§ **WHAT YOU ARE ASKED TO DO**: For the entries that follow, state how many lines include the word "with", giving the number and nothing else.

══ MATERIAL TO PROCESS ══

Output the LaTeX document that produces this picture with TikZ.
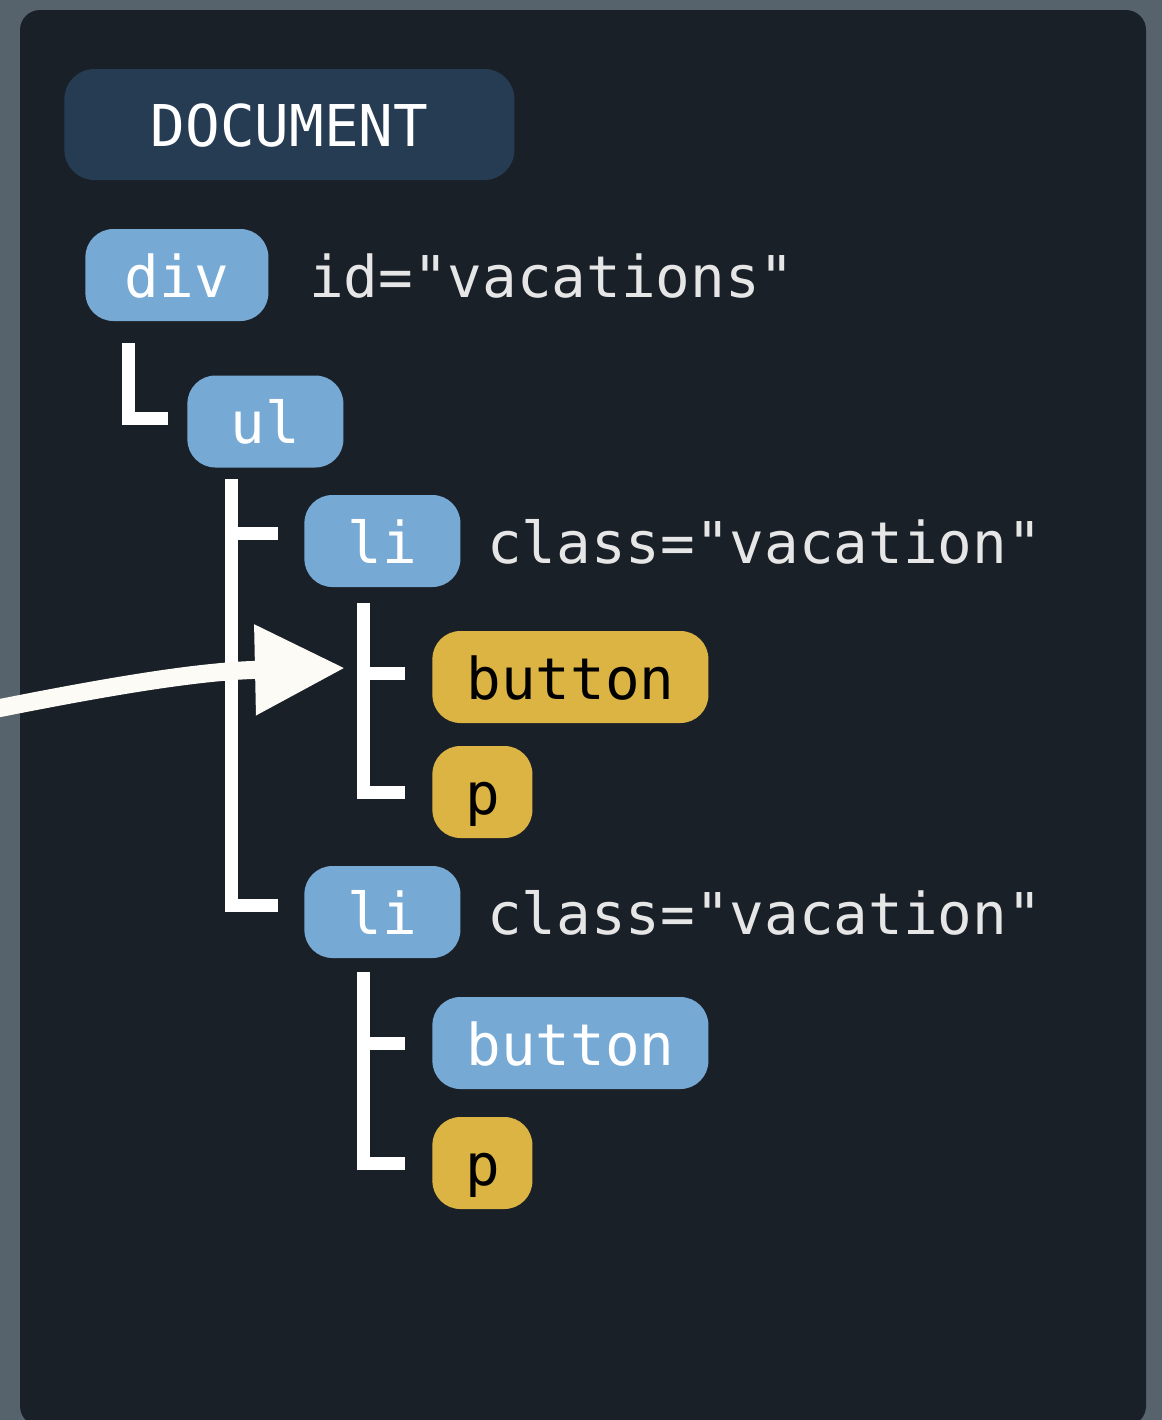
\documentclass[tikz,border=0pt]{standalone}
\usepackage{fontspec}
\usepackage{xcolor}
\usepackage{tikz}
\usetikzlibrary{arrows.meta}
\usetikzlibrary{calc}
\usetikzlibrary{positioning}
\newfontfamily\codefont{DejaVu Sans Mono}
\definecolor{slate}{HTML}{56636D}
\definecolor{panel}{HTML}{1A2028}
\definecolor{docblue}{HTML}{263C53}
\definecolor{tagblue}{HTML}{76A9D4}
\definecolor{tagyellow}{HTML}{DBB443}
\definecolor{attrgrey}{HTML}{E6E6E6}
\definecolor{chalk}{HTML}{FCFBF6}

\begin{document}
\begin{tikzpicture}[x=0.5pt, y=-0.5pt,
  code/.style={inner sep=0pt, text height=22pt, text depth=0pt,
    font=\codefont\fontsize{28.8}{34}\selectfont},
  tag/.style={code, fill=tagblue, text=white, rounded corners=14pt,
    minimum height=46pt, anchor=west},
  hot/.style={tag, fill=tagyellow, text=black},
  attr/.style={code, text=attrgrey},
  branch/.style={draw=white, line width=6.5pt},
  pointer/.style={draw=chalk, line width=9pt,
    -{Triangle[length=45pt, width=43pt]}}]
\useasboundingbox (0,0) rectangle (1162,1420);
\fill[slate] (0,0) rectangle (1162,1420);
\fill[panel, rounded corners=10pt] (20,10) rectangle (1146,1426);
%
\node[tag, fill=docblue, rounded corners=15pt, minimum width=225pt,
  minimum height=55.5pt] (docbox) at (64,124.5) {DOCUMENT};
\node[tag, minimum width=91.5pt] (divtag) at (85,275) {div};
\node[attr, right=20pt of divtag] (idattr) {id="vacations"};
\node[tag, minimum width=78pt] (ultag) at (187,421.5) {ul};
\node[tag, minimum width=78pt] (litagA) at (304,541) {li};
\node[attr, right=13pt of litagA] (classA) {class="vacation"};
\node[hot, minimum width=138pt] (btnA) at (432,677) {button};
\node[hot, minimum width=50pt] (parA) at (432,792) {p};
\node[tag, minimum width=78pt] (litagB) at (304,912) {li};
\node[attr, right=13pt of litagB] (classB) {class="vacation"};
\node[tag, minimum width=138pt] (btnB) at (432,1043) {button};
\node[hot, minimum width=50pt] (parB) at (432,1163) {p};
%
\draw[branch] ([xshift=21.5pt,yshift=-11pt]divtag.south west)
  |- ([xshift=-9.5pt,yshift=1.5pt]ultag.west);
\coordinate (ulroot) at ([xshift=22pt,yshift=-5.5pt]ultag.south west);
\draw[branch] (ulroot) |- ([xshift=-13pt,yshift=3.5pt]litagB.west);
\draw[branch] ([yshift=4pt]ulroot |- litagA.west)
  -- ([xshift=-13pt,yshift=4pt]litagA.west);
\coordinate (lirootA) at ([xshift=29.5pt,yshift=-8pt]litagA.south west);
\draw[branch] (lirootA) |- ([xshift=-13.5pt]parA.west);
\draw[branch] ([yshift=2pt]lirootA |- btnA.west)
  -- ([xshift=-13.5pt,yshift=2pt]btnA.west);
\coordinate (lirootB) at ([xshift=29.5pt,yshift=-7pt]litagB.south west);
\draw[branch] (lirootB) |- ([xshift=-13.5pt]parB.west);
\draw[branch] (lirootB |- btnB.west) -- ([xshift=-13.5pt]btnB.west);
%
\coordinate (offpage) at (-10,710);
\draw[pointer] (offpage) .. controls (110,686) and (200,671)
  .. ($(btnA.west)+(-87,-9)$);
\end{tikzpicture}
\end{document}
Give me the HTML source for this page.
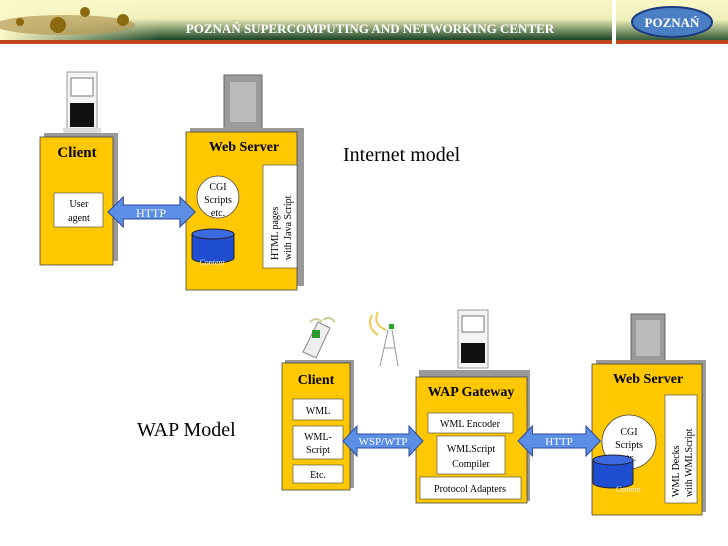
<!DOCTYPE html>
<html><head><meta charset="utf-8"><style>
html,body{margin:0;padding:0;background:#fff;}
svg{display:block;}
text{font-family:"Liberation Serif",serif;}
</style></head><body>
<svg width="728" height="546" viewBox="0 0 728 546" xmlns="http://www.w3.org/2000/svg">
<defs>
<linearGradient id="hdr" x1="0" y1="0" x2="0" y2="1">
<stop offset="0" stop-color="#fbf7c8"/><stop offset="0.45" stop-color="#eef0b8"/><stop offset="1" stop-color="#0e3a1e"/>
</linearGradient>
<linearGradient id="hdrL" x1="0" y1="0" x2="1" y2="0">
<stop offset="0" stop-color="#fbf7c8" stop-opacity="1"/><stop offset="1" stop-color="#fbf7c8" stop-opacity="0"/>
</linearGradient>
<g id="arrow"><path d="M0 15 L14 0 L14 8 L66 8 L66 0 L80 15 L66 30 L66 22 L14 22 L14 30 Z" fill="#5b8fe6" stroke="#2c4a9a" stroke-width="1"/></g>
</defs>
<!-- header -->
<rect x="0" y="0" width="728" height="41" fill="url(#hdr)"/>
<rect x="0" y="0" width="160" height="41" fill="url(#hdrL)"/>
<ellipse cx="65" cy="25" rx="70" ry="10" fill="#b39a55" opacity="0.7"/>
<circle cx="58" cy="25" r="8" fill="#8a6a10"/><circle cx="85" cy="12" r="5" fill="#8a6a10"/><circle cx="123" cy="20" r="6" fill="#8a6a10"/><circle cx="20" cy="22" r="4" fill="#8a6a10"/>
<rect x="0" y="40" width="612" height="4" fill="#c0451a"/>
<rect x="612" y="0" width="4" height="44" fill="#fff"/>
<rect x="616" y="0" width="112" height="44" fill="url(#hdr)"/>
<rect x="616" y="40" width="112" height="4" fill="#c0451a"/>
<ellipse cx="672" cy="22" rx="40" ry="15" fill="#4a7fc4" stroke="#1c3a80" stroke-width="2"/>
<text x="672" y="27" font-size="13" font-weight="bold" fill="#fff" text-anchor="middle">POZNAŃ</text>
<text x="370" y="33" font-size="13" font-weight="bold" fill="#fff" text-anchor="middle">POZNAŃ SUPERCOMPUTING AND NETWORKING CENTER</text>

<!-- Internet model -->
<!-- client PC -->
<rect x="67" y="72" width="30" height="58" fill="#f4f4f4" stroke="#999"/>
<rect x="71" y="78" width="22" height="18" fill="#fff" stroke="#777"/>
<rect x="70" y="103" width="24" height="24" fill="#111"/>
<rect x="63" y="128" width="38" height="6" fill="#ddd"/>
<!-- server tower -->
<rect x="224" y="75" width="38" height="56" fill="#9a9a9a" stroke="#666"/>
<rect x="230" y="82" width="26" height="40" fill="#bbb"/>
<rect x="44" y="133" width="74" height="128" fill="#999"/>
<rect x="40" y="137" width="73" height="128" fill="#ffc800" stroke="#444" stroke-width="0.8"/>
<text x="77" y="157" font-size="15" font-weight="bold" text-anchor="middle">Client</text>
<rect x="54" y="193" width="49" height="34" fill="#fff" stroke="#444" stroke-width="0.6"/>
<text x="79" y="207" font-size="10" text-anchor="middle">User</text>
<text x="79" y="221" font-size="10" text-anchor="middle">agent</text>
<rect x="190" y="128" width="114" height="158" fill="#999"/>
<rect x="186" y="132" width="111" height="158" fill="#ffc800" stroke="#444" stroke-width="0.8"/>
<text x="244" y="151" font-size="14" font-weight="bold" text-anchor="middle">Web Server</text>
<rect x="263" y="165" width="34" height="103" fill="#fff" stroke="#444" stroke-width="0.6"/>
<text transform="translate(278,260) rotate(-90)" font-size="10">HTML pages</text>
<text transform="translate(291,260) rotate(-90)" font-size="10">with Java Script</text>
<circle cx="218" cy="197" r="21" fill="#fff" stroke="#444" stroke-width="0.8"/>
<text x="218" y="190" font-size="10" text-anchor="middle">CGI</text>
<text x="218" y="203" font-size="10" text-anchor="middle">Scripts</text>
<text x="218" y="216" font-size="10" text-anchor="middle">etc.</text>
<path d="M192 234 L192 258 A21 5 0 0 0 234 258 L234 234" fill="#1f4fd0" stroke="#223"/>
<ellipse cx="213" cy="234" rx="21" ry="5" fill="#3d6ae0" stroke="#223"/>
<text x="212" y="265" font-size="8" fill="#eee" font-style="italic" text-anchor="middle">Content</text>
<use href="#arrow" transform="translate(108,197) scale(1.09,1)"/>
<text x="151" y="217" font-size="12" fill="#fff" text-anchor="middle">HTTP</text>
<text x="343" y="161" font-size="20">Internet model</text>

<!-- WAP model -->
<text x="137" y="436" font-size="20">WAP Model</text>
<!-- phone -->
<path d="M303 352 L318 322 L330 328 L316 358 Z" fill="#eee" stroke="#888"/>
<rect x="312" y="330" width="8" height="8" fill="#2a9a2a"/>
<path d="M310 322 q6 -6 12 0 M323 320 q6 -5 12 2" stroke="#cc9" fill="none" stroke-width="2"/>
<!-- antenna -->
<path d="M388 330 L380 366 M392 330 L398 366 M384 348 L395 348" stroke="#999" fill="none"/>
<path d="M372 315 q-6 12 6 20 M378 312 q-6 12 8 18" stroke="#ec5" fill="none" stroke-width="2"/>
<rect x="389" y="324" width="5" height="5" fill="#2a2"/>
<!-- gateway PC -->
<rect x="458" y="310" width="30" height="58" fill="#f4f4f4" stroke="#999"/>
<rect x="462" y="316" width="22" height="16" fill="#fff" stroke="#777"/>
<rect x="461" y="343" width="24" height="20" fill="#111"/>
<!-- server tower -->
<rect x="631" y="314" width="34" height="50" fill="#9a9a9a" stroke="#666"/>
<rect x="636" y="320" width="24" height="36" fill="#bbb"/>

<rect x="285" y="360" width="69" height="128" fill="#999"/>
<rect x="282" y="363" width="68" height="127" fill="#ffc800" stroke="#444" stroke-width="0.8"/>
<text x="316" y="384" font-size="14" font-weight="bold" text-anchor="middle">Client</text>
<rect x="293" y="399" width="50" height="21" fill="#fff" stroke="#444" stroke-width="0.6"/>
<text x="318" y="414" font-size="10" text-anchor="middle">WML</text>
<rect x="293" y="426" width="50" height="33" fill="#fff" stroke="#444" stroke-width="0.6"/>
<text x="318" y="440" font-size="10" text-anchor="middle">WML-</text>
<text x="318" y="453" font-size="10" text-anchor="middle">Script</text>
<rect x="293" y="465" width="50" height="18" fill="#fff" stroke="#444" stroke-width="0.6"/>
<text x="318" y="478" font-size="10" text-anchor="middle">Etc.</text>

<rect x="419" y="370" width="111" height="131" fill="#999"/>
<rect x="416" y="377" width="111" height="126" fill="#ffc800" stroke="#444" stroke-width="0.8"/>
<text x="471" y="396" font-size="14" font-weight="bold" text-anchor="middle">WAP Gateway</text>
<rect x="428" y="413" width="85" height="20" fill="#fff" stroke="#444" stroke-width="0.6"/>
<text x="470" y="427" font-size="10" text-anchor="middle">WML Encoder</text>
<rect x="437" y="436" width="68" height="38" fill="#fff" stroke="#444" stroke-width="0.6"/>
<text x="471" y="452" font-size="10" text-anchor="middle">WMLScript</text>
<text x="471" y="467" font-size="10" text-anchor="middle">Compiler</text>
<rect x="420" y="477" width="101" height="22" fill="#fff" stroke="#444" stroke-width="0.6"/>
<text x="470" y="492" font-size="10" text-anchor="middle">Protocol Adapters</text>

<rect x="596" y="360" width="110" height="152" fill="#999"/>
<rect x="592" y="364" width="110" height="151" fill="#ffc800" stroke="#444" stroke-width="0.8"/>
<text x="648" y="383" font-size="14" font-weight="bold" text-anchor="middle">Web Server</text>
<rect x="665" y="395" width="32" height="108" fill="#fff" stroke="#444" stroke-width="0.6"/>
<text transform="translate(679,497) rotate(-90)" font-size="10">WML Decks</text>
<text transform="translate(692,497) rotate(-90)" font-size="10">with WMLScript</text>
<circle cx="629" cy="442" r="27" fill="#fff" stroke="#444" stroke-width="0.8"/>
<text x="629" y="435" font-size="10" text-anchor="middle">CGI</text>
<text x="629" y="448" font-size="10" text-anchor="middle">Scripts</text>
<text x="629" y="461" font-size="10" text-anchor="middle">etc.</text>
<path d="M593 460 L593 483 A20 5 0 0 0 633 483 L633 460" fill="#1f4fd0" stroke="#223"/>
<ellipse cx="613" cy="460" rx="20" ry="5" fill="#3d6ae0" stroke="#223"/>
<text x="628" y="492" font-size="8" fill="#eee" font-style="italic" text-anchor="middle">Content</text>

<use href="#arrow" transform="translate(343,426)"/>
<text x="383" y="445" font-size="11" fill="#fff" text-anchor="middle">WSP/WTP</text>
<use href="#arrow" transform="translate(518,426) scale(1.03,1)"/>
<text x="559" y="445" font-size="11" fill="#fff" text-anchor="middle">HTTP</text>
</svg>
</body></html>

═══

§ **RESPONSE TO THE EXERCISE**: 3